Recently, someone whose views i respect, said that your mothertongue is where the roots of your culture, your "sanskriti" lie. Paths to your own roots open up when you embrace your language and see its beauty and purpose. I have seen it in my own experience. Just the many dialects and how they came to be, if one is scratching the surface, is fascinating and informative. It is also divisive, if you go into it with a parochial vision but more than anything else discovering a language, one that you heard even before you were born and one that has been handed down from generation to generation, a language that allows you roots and lets you belong is a gift. A mothertongue allows you to abandon it but it is in your blood. And one day, sooner or later, it's call rises and there's no turning back. You can either be guilty forever by ignoring it or then you can answer that call and discover yet another key to the quest of your roots. Which is what it did to me.

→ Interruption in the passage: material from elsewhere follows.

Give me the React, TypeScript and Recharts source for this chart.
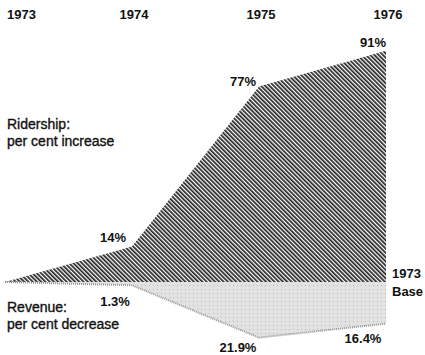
import React from 'react';
import { ComposedChart, Area, XAxis, YAxis, LabelList } from 'recharts';

const years = [1973, 1974, 1975, 1976];
const ridershipIncrease = [0, 14, 77, 91];
const revenueDecrease = [0, -1.3, -21.9, -16.4];
const ridershipLabels = ['', '14%', '77%', '91%'];
const revenueLabels = ['', '1.3%', '21.9%', '16.4%'];
const yearTickLabels = ['1973', '1974', '1975', '1976'];

const data = years.map((y, i) => ({
  year: y,
  ridership: ridershipIncrease[i],
  revenue: revenueDecrease[i],
  rLabel: ridershipLabels[i],
  vLabel: revenueLabels[i],
}));

const FONT = '"Liberation Sans", Arial, Helvetica, sans-serif';

const rOffsets = [[0, 0], [-19, -4], [-16, 0], [-13, -4]];
const vOffsets = [[0, 0], [-17, 21], [-21, 14], [-23, 19]];

const makeLabel = (labels: string[], offsets: number[][]) => (props: any) => {
  const { x, y, value } = props;
  const i = labels.indexOf(value);
  if (!value || i < 0) return null;
  return (
    <text
      x={x + offsets[i][0]}
      y={y + offsets[i][1]}
      textAnchor="middle"
      fontFamily={FONT}
      fontWeight="bold"
      fontSize={13}
      fill="#111"
    >
      {value}
    </text>
  );
};

const YearTick = (props: any) => {
  const { x, index } = props;
  return (
    <text
      x={x + 2}
      y={19}
      textAnchor={index === 0 ? 'start' : 'middle'}
      fontFamily={FONT}
      fontWeight="bold"
      fontSize={13}
      fill="#111"
    >
      {yearTickLabels[index]}
    </text>
  );
};

const txt = { fontFamily: FONT, fontSize: 14, fill: '#111', stroke: '#111', strokeWidth: 0.35 } as const;

export default function App() {
  return (
    <div style={{ position: 'absolute', left: 0, top: 0, background: '#fff' }}>
      <ComposedChart
        width={425}
        height={355}
        data={data}
        margin={{ top: 0, right: 39, bottom: 9.5, left: 5 }}
      >
        <defs>
          <pattern id="hatch" width="3" height="3" patternUnits="userSpaceOnUse" patternTransform="rotate(-45)">
            <rect width="3" height="3" fill="#fff" />
            <rect width="1.7" height="3" fill="#222" />
          </pattern>
          <pattern id="stipple" width="4" height="4" patternUnits="userSpaceOnUse">
            <rect width="4" height="4" fill="#e2e2e2" />
            <rect x="1" y="1" width="1" height="1" fill="#b8b8b8" />
          </pattern>
        </defs>
        <XAxis
          dataKey="year"
          type="number"
          domain={[1973, 1976]}
          ticks={years}
          orientation="top"
          height={28}
          axisLine={false}
          tickLine={false}
          tick={<YearTick />}
          interval={0}
        />
        <YAxis hide domain={[-25, 100]} type="number" />
        <Area
          type="linear"
          dataKey="ridership"
          baseValue={0}
          stroke="none"
          fill="url(#hatch)"
          fillOpacity={1}
          isAnimationActive={false}
          dot={false}
          activeDot={false}
        >
          <LabelList dataKey="rLabel" content={makeLabel(ridershipLabels, rOffsets)} />
        </Area>
        <Area
          type="linear"
          dataKey="revenue"
          baseValue={0}
          stroke="#999"
          strokeWidth={2}
          strokeDasharray="1 1"
          fill="url(#stipple)"
          fillOpacity={1}
          isAnimationActive={false}
          dot={false}
          activeDot={false}
        >
          <LabelList dataKey="vLabel" content={makeLabel(revenueLabels, vOffsets)} />
        </Area>
        <text x={7} y={129} {...txt}>Ridership:</text>
        <text x={7} y={146} {...txt}>per cent increase</text>
        <text x={7} y={312} {...txt}>Revenue:</text>
        <text x={7} y={329} {...txt}>per cent decrease</text>
        <text x={392} y={278} fontFamily={FONT} fontSize={13} fill="#111" fontWeight="bold">1973</text>
        <text x={392} y={296} fontFamily={FONT} fontSize={13} fill="#111" fontWeight="bold">Base</text>
      </ComposedChart>
    </div>
  );
}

Even today, tons of friends who have grown up away from Kerala cheerfully say, I am from Kerala but I don't know Malayalam. But they know all the lovely songs, they watch the fabulous movies in secret, they cannot but help flaunt in front of their friends that they are mothertongue illiterate. One way or another, the abandoned mothertongue gets her own back at you. Like a new convert, when I started reclaiming Malayalam and my Malayali-ness, I used to be severely judgmental of those who were the person I was. But that was early in the piece. Now I feel empathy and pity that they'll never discover all that Malayalam has to offer. The incredible punning, the layered poetry, the sharp and mindblowingly intense literature. I still don't read Malayalam fluent enough to read its literature but I never pass up a translation or the opportunity to listen to someone read it aloud.

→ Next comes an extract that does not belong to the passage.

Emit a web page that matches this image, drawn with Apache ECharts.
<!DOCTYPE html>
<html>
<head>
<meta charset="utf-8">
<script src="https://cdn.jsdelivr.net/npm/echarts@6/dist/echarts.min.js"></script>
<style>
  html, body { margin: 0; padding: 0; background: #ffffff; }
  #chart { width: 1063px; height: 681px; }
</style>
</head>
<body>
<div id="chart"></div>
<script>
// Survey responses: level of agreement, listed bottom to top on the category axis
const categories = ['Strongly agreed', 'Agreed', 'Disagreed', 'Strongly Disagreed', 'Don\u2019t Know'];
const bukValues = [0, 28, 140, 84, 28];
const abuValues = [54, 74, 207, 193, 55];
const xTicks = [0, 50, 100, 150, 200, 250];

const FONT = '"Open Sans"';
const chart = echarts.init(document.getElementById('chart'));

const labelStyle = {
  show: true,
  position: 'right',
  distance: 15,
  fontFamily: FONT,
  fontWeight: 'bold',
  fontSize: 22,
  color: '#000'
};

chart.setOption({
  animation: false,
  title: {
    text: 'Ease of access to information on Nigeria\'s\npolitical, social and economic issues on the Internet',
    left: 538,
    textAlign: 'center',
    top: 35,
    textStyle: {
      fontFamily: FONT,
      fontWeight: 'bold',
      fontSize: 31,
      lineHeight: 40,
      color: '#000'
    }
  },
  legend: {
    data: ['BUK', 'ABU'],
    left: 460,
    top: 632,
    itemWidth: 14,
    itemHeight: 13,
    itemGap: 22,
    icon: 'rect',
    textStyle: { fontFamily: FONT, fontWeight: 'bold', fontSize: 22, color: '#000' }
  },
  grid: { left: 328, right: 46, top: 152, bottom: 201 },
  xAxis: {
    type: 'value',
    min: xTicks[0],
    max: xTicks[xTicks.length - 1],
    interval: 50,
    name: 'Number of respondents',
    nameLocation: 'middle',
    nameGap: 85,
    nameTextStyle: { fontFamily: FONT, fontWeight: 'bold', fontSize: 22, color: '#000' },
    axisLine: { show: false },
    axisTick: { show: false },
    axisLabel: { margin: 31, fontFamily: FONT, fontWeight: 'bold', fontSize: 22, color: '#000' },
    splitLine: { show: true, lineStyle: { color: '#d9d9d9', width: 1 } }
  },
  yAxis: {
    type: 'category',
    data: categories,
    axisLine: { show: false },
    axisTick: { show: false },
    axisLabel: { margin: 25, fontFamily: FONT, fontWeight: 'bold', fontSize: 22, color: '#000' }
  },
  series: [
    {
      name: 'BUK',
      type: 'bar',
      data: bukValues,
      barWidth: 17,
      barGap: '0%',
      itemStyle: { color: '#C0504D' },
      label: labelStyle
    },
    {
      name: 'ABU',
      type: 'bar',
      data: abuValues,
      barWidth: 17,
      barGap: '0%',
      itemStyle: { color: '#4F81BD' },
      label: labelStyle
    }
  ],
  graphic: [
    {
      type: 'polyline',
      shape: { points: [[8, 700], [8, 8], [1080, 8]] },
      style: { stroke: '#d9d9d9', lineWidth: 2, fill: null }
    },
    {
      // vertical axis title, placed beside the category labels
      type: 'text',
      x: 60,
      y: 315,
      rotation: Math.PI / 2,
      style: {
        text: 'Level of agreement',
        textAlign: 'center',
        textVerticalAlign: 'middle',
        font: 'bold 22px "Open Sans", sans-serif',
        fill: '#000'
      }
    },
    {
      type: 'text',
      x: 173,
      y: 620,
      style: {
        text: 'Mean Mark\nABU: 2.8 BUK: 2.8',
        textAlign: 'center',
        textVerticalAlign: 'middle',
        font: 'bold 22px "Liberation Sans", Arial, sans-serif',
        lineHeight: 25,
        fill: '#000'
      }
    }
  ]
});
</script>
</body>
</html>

When I find the gnawing need for Malayalam in the deep maw of my conscience, I begin with popular culture - song lyrics - and move on to carefully chosen translations after which I can only marvel. If this is so astounding in English, my imagination isn't rich enough to conjure up the Malayalam.

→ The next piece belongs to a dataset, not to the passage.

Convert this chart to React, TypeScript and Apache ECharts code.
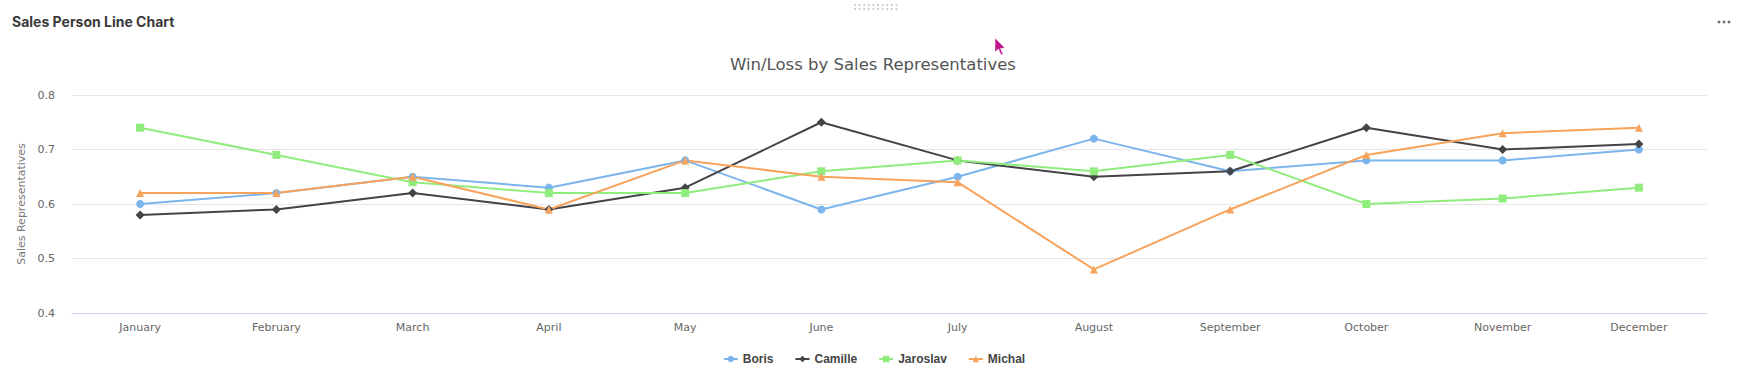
import React, { useEffect, useRef } from "react";
import * as echarts from "echarts";

const months = ["January", "February", "March", "April", "May", "June", "July", "August", "September", "October", "November", "December"];
const boris = [0.6, 0.62, 0.65, 0.63, 0.68, 0.59, 0.65, 0.72, 0.66, 0.68, 0.68, 0.7];
const camille = [0.58, 0.59, 0.62, 0.59, 0.63, 0.75, 0.68, 0.65, 0.66, 0.74, 0.7, 0.71];
const jaroslav = [0.74, 0.69, 0.64, 0.62, 0.62, 0.66, 0.68, 0.66, 0.69, 0.6, 0.61, 0.63];
const michal = [0.62, 0.62, 0.65, 0.59, 0.68, 0.65, 0.64, 0.48, 0.59, 0.69, 0.73, 0.74];

const seriesNames = ["Boris", "Camille", "Jaroslav", "Michal"];
const seriesData = [boris, camille, jaroslav, michal];
const seriesColors = ["#7cb5ec", "#434348", "#90ed7d", "#f7a35c"];
const seriesSymbols = ["circle", "diamond", "rect", "triangle"];

export default function App() {
  const ref = useRef<HTMLDivElement>(null);
  useEffect(() => {
    if (!ref.current) return;
    const chart = echarts.init(ref.current, null, { renderer: "svg" });
    const dots: any[] = [];
    for (let r = 0; r < 2; r++) {
      for (let c = 0; c < 10; c++) {
        dots.push({ type: "circle", shape: { cx: 855 + c * 4.6, cy: 5 + r * 4, r: 1.2 }, style: { fill: "#d0d0d0" } });
      }
    }
    chart.setOption({
      animation: false,
      backgroundColor: "#ffffff",
      title: {
        text: "Win/Loss by Sales Representatives",
        left: 868,
        top: 51,
        textAlign: "center",
        textStyle: { fontFamily: "DejaVu Sans", fontSize: 16.5, fontWeight: "normal", color: "#555555" },
      },
      graphic: [
        {
          type: "text",
          left: 12,
          top: 14,
          style: { text: "Sales Person Line Chart", fontFamily: "Inter", fontWeight: "bold", fontSize: 14, fill: "#3a3a3a" },
        },
        { type: "group", children: dots },
        { type: "circle", shape: { cx: 1719, cy: 22, r: 1.5 }, style: { fill: "#777" } },
        { type: "circle", shape: { cx: 1724, cy: 22, r: 1.5 }, style: { fill: "#777" } },
        { type: "circle", shape: { cx: 1729, cy: 22, r: 1.5 }, style: { fill: "#777" } },
        {
          type: "polygon",
          shape: { points: [[995, 38], [995, 52], [998.5, 49], [1001, 55], [1003, 54], [1000.5, 48.5], [1005, 48]] },
          style: { fill: "#c0168a", stroke: "#ffffff", lineWidth: 0.5 },
        },
      ],
      legend: {
        bottom: 4,
        left: "center",
        itemWidth: 14,
        itemHeight: 8,
        itemGap: 21,
        textStyle: { fontFamily: "Liberation Sans", fontSize: 12, fontWeight: "bold", color: "#444444" },
        data: seriesNames,
      },
      grid: { left: 72, right: 41, top: 95, bottom: 61 },
      xAxis: {
        type: "category",
        data: months,
        boundaryGap: true,
        axisLine: { lineStyle: { color: "#ccd6eb" } },
        axisTick: { show: false },
        axisLabel: { color: "#666666", fontSize: 11, fontFamily: "DejaVu Sans", margin: 9 },
      },
      yAxis: {
        type: "value",
        min: 0.4,
        max: 0.8,
        interval: 0.1,
        name: "Sales Representatives",
        nameLocation: "middle",
        nameGap: 40,
        nameTextStyle: { color: "#777777", fontSize: 11, fontFamily: "DejaVu Sans" },
        axisLine: { show: false },
        axisTick: { show: false },
        splitLine: { lineStyle: { color: "#e6e6e6" } },
        axisLabel: {
          color: "#666666",
          fontSize: 11,
          fontFamily: "DejaVu Sans",
          margin: 17,
          formatter: (v: number) => v.toFixed(1),
        },
      },
      series: seriesNames.map((n, i) => ({
        name: n,
        type: "line",
        data: seriesData[i],
        symbol: seriesSymbols[i],
        symbolSize: i === 1 ? 9 : 8,
        showAllSymbol: true,
        lineStyle: { width: 2, color: seriesColors[i] },
        itemStyle: { color: seriesColors[i] },
      })),
    });
    return () => chart.dispose();
  }, []);
  return <div ref={ref} style={{ position: "absolute", left: 0, top: 0, width: 1748, height: 374 }} />;
}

The striking thing, however, is I don't find this kind alienation and rejection among many other people of other languages. The Hindi speaking use Hindi militantly, even looking on at non-Hindi speakers with astonishment. Tamilians are largely protective of their language as the odd obstinate, un-helpful auto driver you may speak to in Hindi will let you know. I haven't known many Kannadigas who disown their language, but that is my lack and the truth may very well be different. Punjabi, Bhojpuri and many dialects of Hindi, Bengali and Gujarati find wide and a gentle acceptance in popular culture. Before you shoot me down, I am aware these are sweeping generalisations but if I were to get specific, it wouldn't be any fun.
I am sure I am getting old but this has become something I felt like writing about when I see my kids may never have the opportunity to develop the skill it takes to converse in good Malayalam and well as colloquial Malayalam and gain enjoyment from it. They'll probably go through my own journey. What I hope I can inculcate in them is the desire to find their own path to many-skeined arms of their mothertongue.